Instructions for the task:
Reproduce exactly the lines from the one containing "Emit a single-file" through the last line of the records below, both included. Leave out any pictures.

_ _ _

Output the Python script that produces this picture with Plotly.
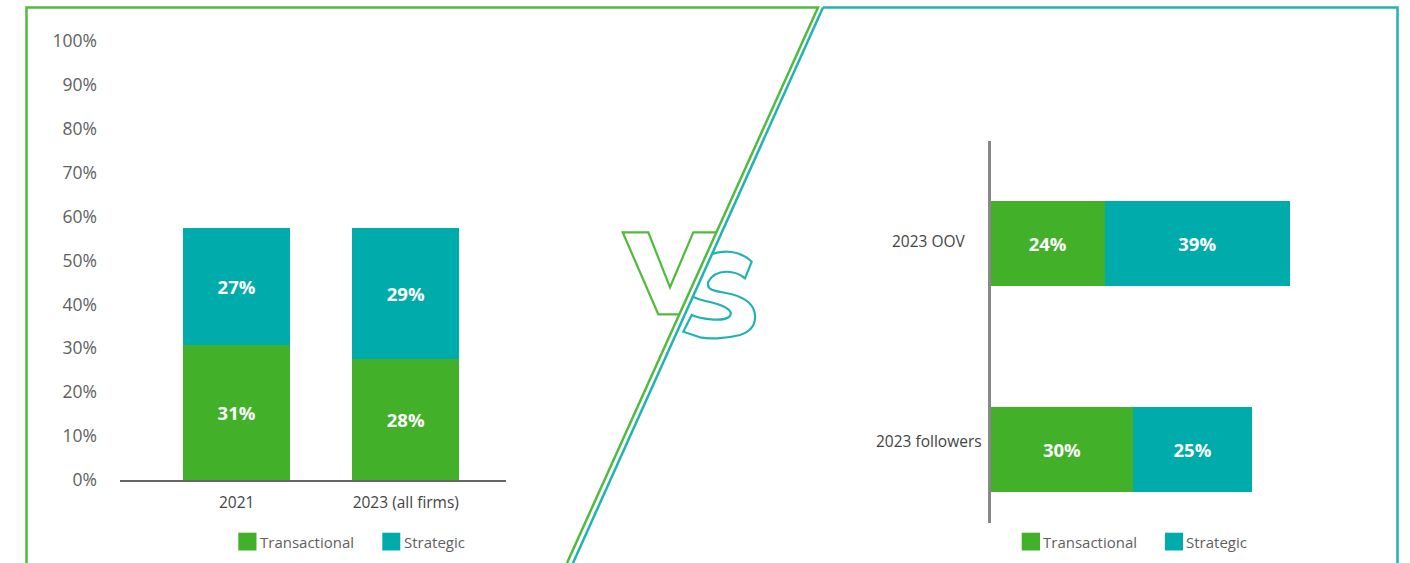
import plotly.graph_objects as go

# ---------------- data ----------------
left_categories = ["2021", "2023 (all firms)"]
left_transactional = [30.8, 27.6]
left_strategic = [26.5, 29.7]
left_trans_labels = ["31%", "28%"]
left_strat_labels = ["27%", "29%"]

right_categories = ["2023 OOV", "2023 followers"]
right_transactional = [24, 30]
right_strategic = [39, 25]
right_trans_labels = ["24%", "30%"]
right_strat_labels = ["39%", "25%"]

y_tick_values = list(range(0, 101, 10))
y_tick_labels = [f"{v}%" for v in y_tick_values]
series_names = ["Transactional", "Strategic"]

# ---------------- style ----------------
W, H = 1410, 563
GREEN = "#43B02A"
TEAL = "#00ABAB"
LINE_GREEN = "#52BA3C"
LINE_TEAL = "#22B2B2"
TXT = "#5f5f5f"
FONT = "Open Sans"


def px(x):
    return x / W


def py(y):
    return 1 - y / H


fig = go.Figure()

bar_text_font = dict(family=FONT, size=18.5, color="white", weight=700)

# left stacked columns
fig.add_trace(go.Bar(
    x=left_categories, y=left_transactional, name=series_names[0],
    marker=dict(color=GREEN, line=dict(width=0)), width=0.632,
    text=left_trans_labels, textposition="inside", insidetextanchor="middle",
    textangle=0, textfont=bar_text_font, xaxis="x", yaxis="y",
    showlegend=False, hoverinfo="skip"))
fig.add_trace(go.Bar(
    x=left_categories, y=left_strategic, name=series_names[1],
    marker=dict(color=TEAL, line=dict(width=0)), width=0.632,
    text=left_strat_labels, textposition="inside", insidetextanchor="middle",
    textangle=0, textfont=bar_text_font, xaxis="x", yaxis="y",
    showlegend=False, hoverinfo="skip"))

# right stacked bars
fig.add_trace(go.Bar(
    y=right_categories, x=right_transactional, orientation="h", name=series_names[0],
    marker=dict(color=GREEN, line=dict(width=0)), width=0.4126,
    text=right_trans_labels, textposition="inside", insidetextanchor="middle",
    textangle=0, textfont=bar_text_font, xaxis="x2", yaxis="y2",
    showlegend=False, hoverinfo="skip"))
fig.add_trace(go.Bar(
    y=right_categories, x=right_strategic, orientation="h", name=series_names[1],
    marker=dict(color=TEAL, line=dict(width=0)), width=0.4126,
    text=right_strat_labels, textposition="inside", insidetextanchor="middle",
    textangle=0, textfont=bar_text_font, xaxis="x2", yaxis="y2",
    showlegend=False, hoverinfo="skip"))

# empty helper trace for the decoration layer (pixel coordinates)
fig.add_trace(go.Scatter(x=[], y=[], xaxis="x3", yaxis="y3", showlegend=False,
                         hoverinfo="skip"))

shapes = []


def line_path(d, color, width=2.5):
    shapes.append(dict(type="path", path=d, xref="x3", yref="y3",
                       line=dict(color=color, width=width),
                       fillcolor="rgba(0,0,0,0)", layer="above"))


# frame lines
line_path("M26.5,563 L26.5,7.5 L818,7.5 L567,563", LINE_GREEN)
line_path("M823,7.5 L1397.5,7.5 L1397.5,563", LINE_TEAL)
line_path("M823,7.5 L573,563", LINE_TEAL)

# V outline (green)
line_path("M716.5,232.3 L693.3,232.3 L670,287.3 L648.3,232.3 L622.7,232.3 "
          "L658.3,314.3 L679.3,314.3", LINE_GREEN, 2.2)

# S outline (teal)
line_path("M711.5,254.3 C722,250 740,250 751.7,261.7 L745,278.3 "
          "C735,270 716,268 708.3,281.7 "
          "C706,290 714,291 726,293 "
          "C742,296 752,302 754.5,312 "
          "C757,324 752,331 740,335 "
          "C725,339 708,339 700,337.3 "
          "L683.3,331.7 L691.7,315 "
          "C700,319 722,322 729,317 "
          "C735,311 725,306 712,302.5 "
          "C703,300.5 697,299 692.9,296.7", LINE_TEAL, 2.2)

annotations = []

# legends
for (x0, x1, tx), color, name in [((238.3, 256.5, 258), GREEN, series_names[0]),
                                  ((382.3, 400.3, 401.5), TEAL, series_names[1]),
                                  ((1021.7, 1040, 1040.5), GREEN, series_names[0]),
                                  ((1165, 1183, 1184), TEAL, series_names[1])]:
    shapes.append(dict(type="rect", xref="x3", yref="y3", x0=x0, x1=x1,
                       y0=532.7, y1=550.5, fillcolor=color, line=dict(width=0),
                       layer="above"))
    annotations.append(dict(xref="x3", yref="y3", x=tx, y=541.5, text=name,
                            showarrow=False, xanchor="left", yanchor="middle",
                            font=dict(family=FONT, size=15, color=TXT)))

# right category labels (centre aligned)
for cat, shift in zip(right_categories, [3, 9]):
    annotations.append(dict(xref="x3", yref="y2", x=928.5, y=cat, yshift=shift,
                            text=cat, showarrow=False, xanchor="center",
                            yanchor="middle", align="center",
                            font=dict(family=FONT, size=15.5, color="#444444")))

fig.update_layout(
    width=W, height=H,
    margin=dict(l=0, r=0, t=0, b=0, autoexpand=False),
    paper_bgcolor="white", plot_bgcolor="rgba(0,0,0,0)",
    barmode="stack",
    font=dict(family=FONT, color=TXT),
    showlegend=False,
    shapes=shapes,
    annotations=annotations,
    xaxis=dict(domain=[px(120), px(506)], range=[-0.690, 1.5926], anchor="y",
               showline=True, linecolor="#666666", linewidth=1.5, ticks="",
               showgrid=False, zeroline=False, fixedrange=True, automargin=False,
               tickfont=dict(family=FONT, size=15.5, color="#444444"),
               ticklabelstandoff=8),
    yaxis=dict(domain=[py(480), py(41)], range=[0, 100], anchor="x",
               tickvals=y_tick_values, ticktext=y_tick_labels, ticks="",
               showgrid=False, zeroline=False, showline=False, fixedrange=True,
               automargin=False,
               tickfont=dict(family=FONT, size=17.5, color=TXT),
               ticklabelstandoff=22),
    xaxis2=dict(domain=[px(990.7), px(1390)], range=[0, 84.06], anchor="y2",
                visible=False, fixedrange=True, automargin=False),
    yaxis2=dict(domain=[py(523), py(141)], range=[1.3568, -0.4976], anchor="x2",
                showline=True, linecolor="#888888", linewidth=2.5, ticks="",
                showticklabels=False, showgrid=False, zeroline=False,
                fixedrange=True, automargin=False),
    xaxis3=dict(domain=[0, 1], range=[0, W], anchor="y3", visible=False,
                fixedrange=True, automargin=False),
    yaxis3=dict(domain=[0, 1], range=[H, 0], anchor="x3", visible=False,
                fixedrange=True, automargin=False),
)

fig.write_html("out.html")
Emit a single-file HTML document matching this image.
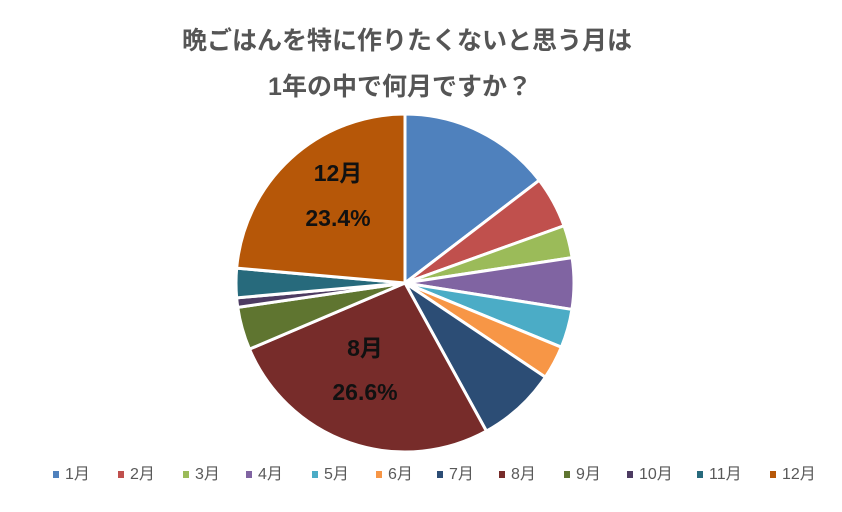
<!DOCTYPE html>
<html><head><meta charset="utf-8"><style>
body{margin:0;background:#fff;width:842px;height:512px;overflow:hidden}
svg{display:block}
text{font-family:"Liberation Sans","Noto Sans CJK JP",sans-serif}
</style></head><body>
<svg id="s" width="842" height="512" viewBox="0 0 842 512">
<text x="407" y="49" text-anchor="middle" font-size="25" font-weight="bold" fill="#555">晩ごはんを特に作りたくないと思う月は</text>
<text x="400" y="95" text-anchor="middle" font-size="25" font-weight="bold" fill="#555">1年の中で何月ですか？</text>
<g id="pie"></g>
<g font-size="23" font-weight="bold" fill="#111" text-anchor="middle">
<text x="338" y="181">12月</text>
<text x="338" y="226">23.4%</text>
<text x="365" y="356">8月</text>
<text x="365" y="400">26.6%</text>
</g>
<g id="leg" font-size="16" fill="#595959"></g>
</svg>
<script>
var p=[14.6,4.9,3.1,4.9,3.7,3.2,7.6,26.6,4.1,0.9,2.8,23.6];
var c=["#4f81bd","#c0504d","#9bbb59","#8064a2","#4bacc6","#f79646","#2c4d75","#772c2a","#5f7530","#4d3b62","#276a7c","#b65708"];
var cx=405,cy=283,r=169,a=0,h="";
for(var i=0;i<12;i++){var b=a+p[i]/100*2*Math.PI;
var x1=cx+r*Math.sin(a),y1=cy-r*Math.cos(a),x2=cx+r*Math.sin(b),y2=cy-r*Math.cos(b);
h+='<path d="M'+cx+','+cy+'L'+x1+','+y1+'A'+r+','+r+' 0 '+((b-a)>Math.PI?1:0)+' 1 '+x2+','+y2+'Z" fill="'+c[i]+'" stroke="#fff" stroke-width="3" stroke-linejoin="round"/>';a=b;}
document.getElementById("pie").innerHTML=h;
var lx=[53,118,183,246,312,376,437,499,564,627,697,770],g="";
for(var i=0;i<12;i++){g+='<rect x="'+lx[i]+'" y="471" width="6" height="7" fill="'+c[i]+'"/><text x="'+(lx[i]+12)+'" y="479">'+(i+1)+'月</text>';}
document.getElementById("leg").innerHTML=g;
</script>
</body></html>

_ _ _

Completed exercise:
Emit a single-file HTML document matching this image.
<!DOCTYPE html>
<html><head><meta charset="utf-8"><style>
body{margin:0;background:#fff;width:842px;height:512px;overflow:hidden}
svg{display:block}
text{font-family:"Liberation Sans","Noto Sans CJK JP",sans-serif}
</style></head><body>
<svg id="s" width="842" height="512" viewBox="0 0 842 512">
<text x="407" y="49" text-anchor="middle" font-size="25" font-weight="bold" fill="#555">晩ごはんを特に作りたくないと思う月は</text>
<text x="400" y="95" text-anchor="middle" font-size="25" font-weight="bold" fill="#555">1年の中で何月ですか？</text>
<g id="pie"></g>
<g font-size="23" font-weight="bold" fill="#111" text-anchor="middle">
<text x="338" y="181">12月</text>
<text x="338" y="226">23.4%</text>
<text x="365" y="356">8月</text>
<text x="365" y="400">26.6%</text>
</g>
<g id="leg" font-size="16" fill="#595959"></g>
</svg>
<script>
var p=[14.6,4.9,3.1,4.9,3.7,3.2,7.6,26.6,4.1,0.9,2.8,23.6];
var c=["#4f81bd","#c0504d","#9bbb59","#8064a2","#4bacc6","#f79646","#2c4d75","#772c2a","#5f7530","#4d3b62","#276a7c","#b65708"];
var cx=405,cy=283,r=169,a=0,h="";
for(var i=0;i<12;i++){var b=a+p[i]/100*2*Math.PI;
var x1=cx+r*Math.sin(a),y1=cy-r*Math.cos(a),x2=cx+r*Math.sin(b),y2=cy-r*Math.cos(b);
h+='<path d="M'+cx+','+cy+'L'+x1+','+y1+'A'+r+','+r+' 0 '+((b-a)>Math.PI?1:0)+' 1 '+x2+','+y2+'Z" fill="'+c[i]+'" stroke="#fff" stroke-width="3" stroke-linejoin="round"/>';a=b;}
document.getElementById("pie").innerHTML=h;
var lx=[53,118,183,246,312,376,437,499,564,627,697,770],g="";
for(var i=0;i<12;i++){g+='<rect x="'+lx[i]+'" y="471" width="6" height="7" fill="'+c[i]+'"/><text x="'+(lx[i]+12)+'" y="479">'+(i+1)+'月</text>';}
document.getElementById("leg").innerHTML=g;
</script>
</body></html>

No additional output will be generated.